Protecting Your Small Business with Restrictive Covenant Agreements

Posted by on October 12, 2009 · Leave a Comment 

If you are a small business owner with even as few as one or two employees, ask yourself a few questions. Have I provided any specialized training to employees to enable them to do their jobs? Do I have repeat customers? Do my customers interact more often with one of my employees than with me? Could my employees provide the same or similar services or goods to my customers without me? If my employee went to work across the street from my office is it possible that customers would choose to do business with him/her instead of me? If your answer to these questions is yes, you may want to consider the use of restrictive covenant agreements.

Frequently, I hear small business owners state their belief that “because Florida is a ‘right to work’ state, non-compete agreements are unenforceable.” This belief is wholly incorrect. Restrictive covenants between an employer and its employees are specifically authorized by Florida Statutes Chapter 542. First, let’s define what we are talking about when we refer to a “restrictive covenant” agreement. In an employment context, these agreements generally may be split into three groups: confidentiality agreements; non-solicitation agreements; and non-compete agreements. A confidentiality agreement simply states that during and after an employee’s term of employment, the employee will not disclose the employer’s confidential information to third-parties unless authorized to do so. The employer generally defines the term “confidential information” in the agreement. A non-solicitation agreement provides that, during the employee’s employment and for a period of time after employment (usually 1-2 years), the employee will not solicit the employer’s customers on behalf of a competitor. Finally, a non-compete agreement goes further than a non-solicitation agreement and states that not only will the (former) employee refrain from soliciting the employer’s customers but that he will also refrain from even going to work for a competitor in a certain specified geographic range.

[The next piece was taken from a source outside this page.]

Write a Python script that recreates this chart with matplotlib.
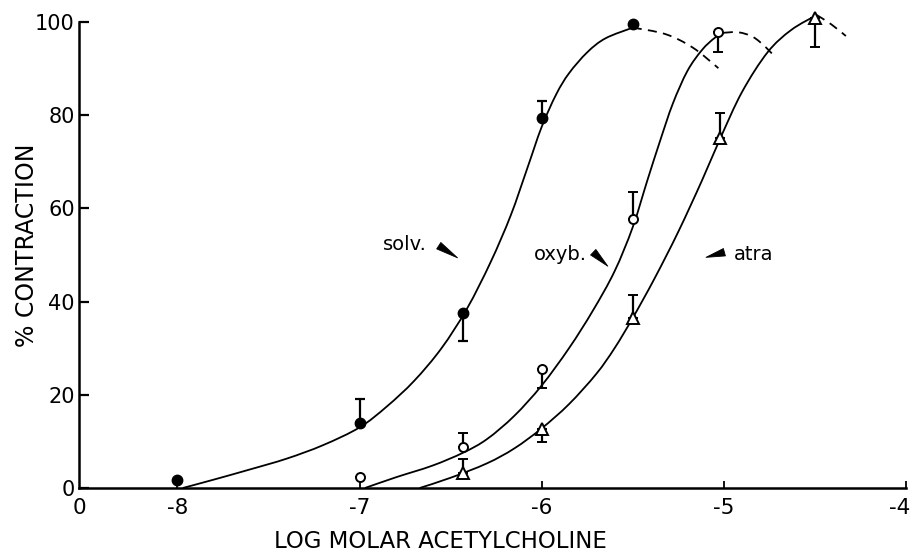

Now that we know the types of restrictive covenant agreements available to employers, we need to know what types of businesses should consider using one or all of these protections. The most common reason employers use restrictive covenant agreements is to protect customer relationships. In many cases, an employee and not the owner of a small business is the primary contact for a customer. Thus, if the employee leaves to go into business for himself or to go to work for a competitor, it is likely that satisfied customers will follow the employee. Examples of employees who are often able to take customers with them when they leave a job include salespersons, service technicians, such as computer experts and lawn maintenance workers, and professionals, such as doctors and accountants.

Are you training your employees to compete with you or providing them with an opportunity to develop substantial relationships with your customers? If so, do you have any safeguards in place to prevent these employees from leaving you and taking your customers with them? If not, restrictive covenant agreements may be an easy and efficient way to protect your business from potential interference by former employees.